Sure, you can drive along the exterior roads and levees and glass the interior of the marsh with your binoculars to look for areas of avian activity. But, I've got a more immersive option for you to consider. Do you have a boat that you use for other recreational activities like floating the river, fishing the lake, or duck hunting in the marsh? A shallow drafted vessel is best for this kind of adventure, and there are a slew of canoes, kayaks, and paddleboards out there that are suitable to use and access the shallowly flooded habitats available during early fall migration.

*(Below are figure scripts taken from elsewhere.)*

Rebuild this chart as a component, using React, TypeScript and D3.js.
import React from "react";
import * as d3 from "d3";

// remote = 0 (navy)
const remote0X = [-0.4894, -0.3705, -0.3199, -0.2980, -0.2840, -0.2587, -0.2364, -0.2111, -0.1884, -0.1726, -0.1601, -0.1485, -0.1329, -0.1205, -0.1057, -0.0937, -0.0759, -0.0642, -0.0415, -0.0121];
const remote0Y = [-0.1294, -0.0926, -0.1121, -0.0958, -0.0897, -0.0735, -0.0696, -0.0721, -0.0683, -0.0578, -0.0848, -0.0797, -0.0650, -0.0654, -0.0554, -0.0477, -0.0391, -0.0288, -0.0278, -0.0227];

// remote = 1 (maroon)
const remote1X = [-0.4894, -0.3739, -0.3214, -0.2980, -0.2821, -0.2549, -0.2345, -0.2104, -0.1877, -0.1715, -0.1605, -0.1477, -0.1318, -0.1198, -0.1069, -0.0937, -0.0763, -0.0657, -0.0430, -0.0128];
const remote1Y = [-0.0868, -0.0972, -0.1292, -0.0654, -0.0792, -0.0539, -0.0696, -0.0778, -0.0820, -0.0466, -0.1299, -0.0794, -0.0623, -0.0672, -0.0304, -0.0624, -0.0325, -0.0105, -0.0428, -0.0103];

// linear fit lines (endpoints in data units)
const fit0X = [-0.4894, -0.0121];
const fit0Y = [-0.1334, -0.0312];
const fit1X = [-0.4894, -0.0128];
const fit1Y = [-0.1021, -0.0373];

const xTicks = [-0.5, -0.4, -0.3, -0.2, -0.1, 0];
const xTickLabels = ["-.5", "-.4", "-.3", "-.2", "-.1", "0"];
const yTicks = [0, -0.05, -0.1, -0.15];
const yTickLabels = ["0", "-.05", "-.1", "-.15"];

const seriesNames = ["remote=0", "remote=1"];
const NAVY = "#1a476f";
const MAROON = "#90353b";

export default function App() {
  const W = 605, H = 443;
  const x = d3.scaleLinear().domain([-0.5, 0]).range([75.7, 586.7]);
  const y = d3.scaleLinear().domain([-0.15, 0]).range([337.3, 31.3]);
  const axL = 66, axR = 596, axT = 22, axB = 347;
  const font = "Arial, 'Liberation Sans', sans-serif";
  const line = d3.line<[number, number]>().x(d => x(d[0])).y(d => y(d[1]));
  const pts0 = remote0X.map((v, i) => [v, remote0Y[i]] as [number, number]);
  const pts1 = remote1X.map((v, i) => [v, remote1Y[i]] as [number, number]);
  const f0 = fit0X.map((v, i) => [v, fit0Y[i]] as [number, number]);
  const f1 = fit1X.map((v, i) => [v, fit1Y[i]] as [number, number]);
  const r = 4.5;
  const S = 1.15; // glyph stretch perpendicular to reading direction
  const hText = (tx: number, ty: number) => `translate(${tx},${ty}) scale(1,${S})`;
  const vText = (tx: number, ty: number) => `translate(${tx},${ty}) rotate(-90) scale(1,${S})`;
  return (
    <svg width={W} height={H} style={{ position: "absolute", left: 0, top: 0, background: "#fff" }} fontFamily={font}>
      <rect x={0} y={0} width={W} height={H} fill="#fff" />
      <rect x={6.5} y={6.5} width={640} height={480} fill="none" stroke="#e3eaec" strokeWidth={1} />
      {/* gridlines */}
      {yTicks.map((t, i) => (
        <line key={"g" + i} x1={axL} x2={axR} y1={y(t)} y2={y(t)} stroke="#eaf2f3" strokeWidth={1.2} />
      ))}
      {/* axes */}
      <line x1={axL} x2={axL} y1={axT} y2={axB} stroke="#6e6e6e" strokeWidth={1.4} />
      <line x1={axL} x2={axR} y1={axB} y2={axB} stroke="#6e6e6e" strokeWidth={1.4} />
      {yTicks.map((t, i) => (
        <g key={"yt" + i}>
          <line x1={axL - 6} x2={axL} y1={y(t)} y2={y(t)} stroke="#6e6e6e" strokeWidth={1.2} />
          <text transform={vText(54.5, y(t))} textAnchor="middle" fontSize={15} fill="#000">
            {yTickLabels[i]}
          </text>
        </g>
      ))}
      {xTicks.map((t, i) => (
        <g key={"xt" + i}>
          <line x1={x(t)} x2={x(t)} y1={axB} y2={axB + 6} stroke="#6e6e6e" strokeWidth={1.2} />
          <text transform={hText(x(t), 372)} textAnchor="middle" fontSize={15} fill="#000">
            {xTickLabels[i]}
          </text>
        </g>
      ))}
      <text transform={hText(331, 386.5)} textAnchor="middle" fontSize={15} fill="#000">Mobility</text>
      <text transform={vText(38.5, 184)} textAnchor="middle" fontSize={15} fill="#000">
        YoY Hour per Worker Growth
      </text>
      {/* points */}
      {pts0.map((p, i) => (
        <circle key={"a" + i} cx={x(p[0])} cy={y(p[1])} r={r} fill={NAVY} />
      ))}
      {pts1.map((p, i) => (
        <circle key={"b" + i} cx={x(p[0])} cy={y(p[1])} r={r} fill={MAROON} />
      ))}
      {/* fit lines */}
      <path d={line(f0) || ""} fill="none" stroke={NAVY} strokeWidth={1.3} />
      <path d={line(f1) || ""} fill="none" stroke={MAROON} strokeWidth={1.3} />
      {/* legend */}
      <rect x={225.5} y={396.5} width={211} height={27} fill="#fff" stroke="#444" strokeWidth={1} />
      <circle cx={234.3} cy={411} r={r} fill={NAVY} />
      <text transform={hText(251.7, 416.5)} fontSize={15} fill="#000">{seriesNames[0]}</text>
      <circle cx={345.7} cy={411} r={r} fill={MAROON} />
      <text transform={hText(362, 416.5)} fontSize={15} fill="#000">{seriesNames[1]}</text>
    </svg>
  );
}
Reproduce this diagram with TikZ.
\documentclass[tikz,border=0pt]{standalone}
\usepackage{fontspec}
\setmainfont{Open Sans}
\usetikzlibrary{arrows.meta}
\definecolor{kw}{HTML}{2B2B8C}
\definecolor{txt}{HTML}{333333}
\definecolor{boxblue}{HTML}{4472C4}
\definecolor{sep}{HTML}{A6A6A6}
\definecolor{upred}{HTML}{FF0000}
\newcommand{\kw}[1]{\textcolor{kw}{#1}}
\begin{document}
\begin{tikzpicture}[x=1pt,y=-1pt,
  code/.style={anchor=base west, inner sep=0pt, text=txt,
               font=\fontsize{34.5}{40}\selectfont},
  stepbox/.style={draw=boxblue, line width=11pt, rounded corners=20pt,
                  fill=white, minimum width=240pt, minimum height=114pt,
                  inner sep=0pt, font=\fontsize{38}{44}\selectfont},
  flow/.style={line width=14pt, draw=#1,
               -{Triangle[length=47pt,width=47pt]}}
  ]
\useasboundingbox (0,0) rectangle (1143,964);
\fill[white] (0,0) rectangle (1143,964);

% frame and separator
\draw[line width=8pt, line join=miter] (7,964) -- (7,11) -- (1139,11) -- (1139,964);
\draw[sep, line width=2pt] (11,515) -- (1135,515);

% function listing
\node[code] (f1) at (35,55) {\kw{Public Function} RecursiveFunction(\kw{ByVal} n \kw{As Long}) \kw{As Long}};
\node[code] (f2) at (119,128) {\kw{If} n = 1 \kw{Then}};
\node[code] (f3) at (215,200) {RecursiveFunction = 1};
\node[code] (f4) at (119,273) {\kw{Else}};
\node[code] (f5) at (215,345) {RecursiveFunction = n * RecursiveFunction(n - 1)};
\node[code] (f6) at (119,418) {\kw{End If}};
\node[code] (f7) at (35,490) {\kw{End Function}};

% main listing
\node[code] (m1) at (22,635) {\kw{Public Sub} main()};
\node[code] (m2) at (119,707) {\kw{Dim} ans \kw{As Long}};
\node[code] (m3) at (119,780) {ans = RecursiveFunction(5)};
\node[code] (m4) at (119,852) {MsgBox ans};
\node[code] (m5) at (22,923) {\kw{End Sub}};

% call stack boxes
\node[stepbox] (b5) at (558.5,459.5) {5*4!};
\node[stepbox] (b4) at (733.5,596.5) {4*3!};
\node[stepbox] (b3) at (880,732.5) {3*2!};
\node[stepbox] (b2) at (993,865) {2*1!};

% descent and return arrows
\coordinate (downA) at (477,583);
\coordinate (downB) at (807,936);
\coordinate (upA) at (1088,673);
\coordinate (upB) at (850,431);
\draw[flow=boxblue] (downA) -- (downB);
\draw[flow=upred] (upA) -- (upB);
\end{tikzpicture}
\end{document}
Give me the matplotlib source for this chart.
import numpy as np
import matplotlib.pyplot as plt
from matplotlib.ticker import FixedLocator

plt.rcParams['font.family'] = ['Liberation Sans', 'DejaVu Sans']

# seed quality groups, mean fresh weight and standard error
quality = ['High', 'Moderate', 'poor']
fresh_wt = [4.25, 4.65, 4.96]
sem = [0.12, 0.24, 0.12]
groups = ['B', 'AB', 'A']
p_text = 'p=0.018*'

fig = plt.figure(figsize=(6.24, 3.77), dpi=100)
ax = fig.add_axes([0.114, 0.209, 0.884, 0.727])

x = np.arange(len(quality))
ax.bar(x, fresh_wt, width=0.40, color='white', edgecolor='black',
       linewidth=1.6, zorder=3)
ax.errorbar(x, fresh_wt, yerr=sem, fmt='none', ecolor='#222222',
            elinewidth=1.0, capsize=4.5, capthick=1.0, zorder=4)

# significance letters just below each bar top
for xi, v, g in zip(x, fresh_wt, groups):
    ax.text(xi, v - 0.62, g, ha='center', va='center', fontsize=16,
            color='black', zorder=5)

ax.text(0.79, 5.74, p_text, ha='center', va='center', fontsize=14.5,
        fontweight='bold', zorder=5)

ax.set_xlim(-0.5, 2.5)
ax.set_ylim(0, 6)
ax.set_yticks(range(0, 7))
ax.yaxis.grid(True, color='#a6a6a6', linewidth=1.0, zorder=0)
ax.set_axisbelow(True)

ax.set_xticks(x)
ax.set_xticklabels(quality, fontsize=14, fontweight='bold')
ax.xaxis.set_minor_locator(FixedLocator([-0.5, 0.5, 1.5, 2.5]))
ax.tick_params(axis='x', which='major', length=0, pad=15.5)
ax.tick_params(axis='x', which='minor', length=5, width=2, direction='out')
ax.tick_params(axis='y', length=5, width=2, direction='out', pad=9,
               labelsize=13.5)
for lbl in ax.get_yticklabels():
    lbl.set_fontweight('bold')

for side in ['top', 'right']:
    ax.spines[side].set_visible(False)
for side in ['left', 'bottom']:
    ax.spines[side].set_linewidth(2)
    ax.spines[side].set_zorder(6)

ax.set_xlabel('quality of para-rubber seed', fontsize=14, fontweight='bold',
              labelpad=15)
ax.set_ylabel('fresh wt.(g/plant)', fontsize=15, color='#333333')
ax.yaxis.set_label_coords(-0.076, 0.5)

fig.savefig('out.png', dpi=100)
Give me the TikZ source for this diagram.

Paddling quietly up an old slough or along the grassy edges of a shallowly flooded wetland is a great way to experience nature and get closer to wildlife. Any day in the marsh, as Forrest Gump might remark, is likea box of chocolates, you never know what you are going to get. Some of my experiences have included days where it has just been me and a thousand dragonflys darting back and forth above the still waters. Other days, I've been met with the comical cackling calls of sora rails as they darted in and out of the vegetation in search for seeds. Still other days I've been greeted with the squeaks and whistles of several hundred pintail roosting and foraging in the shallow flats nearby. These unique and variable experiences mirror the distinctiveness and complexity of the habitat itself and are overlooked or unknown opportunities that could be enjoyed this time of year.
All it takes is a few hours of your time, a watercraft, and the desire to explore. Going solo or recruiting the kids to unplug from a screen for a while can be a worthwhile venture. There is a quote from an unknown author that I think sums up an activity like this nicely, "There is no wifi in the forest, but I promise you will find a better connection".
Good luck, I hope you take the suggestion and enjoy some time on the water over the next couple of weeks. The window closes for this kind of excursion on October 15th, in which, these habitats become waterfowl refuge on our Conservation Areas in preparation of the upcoming waterfowl season.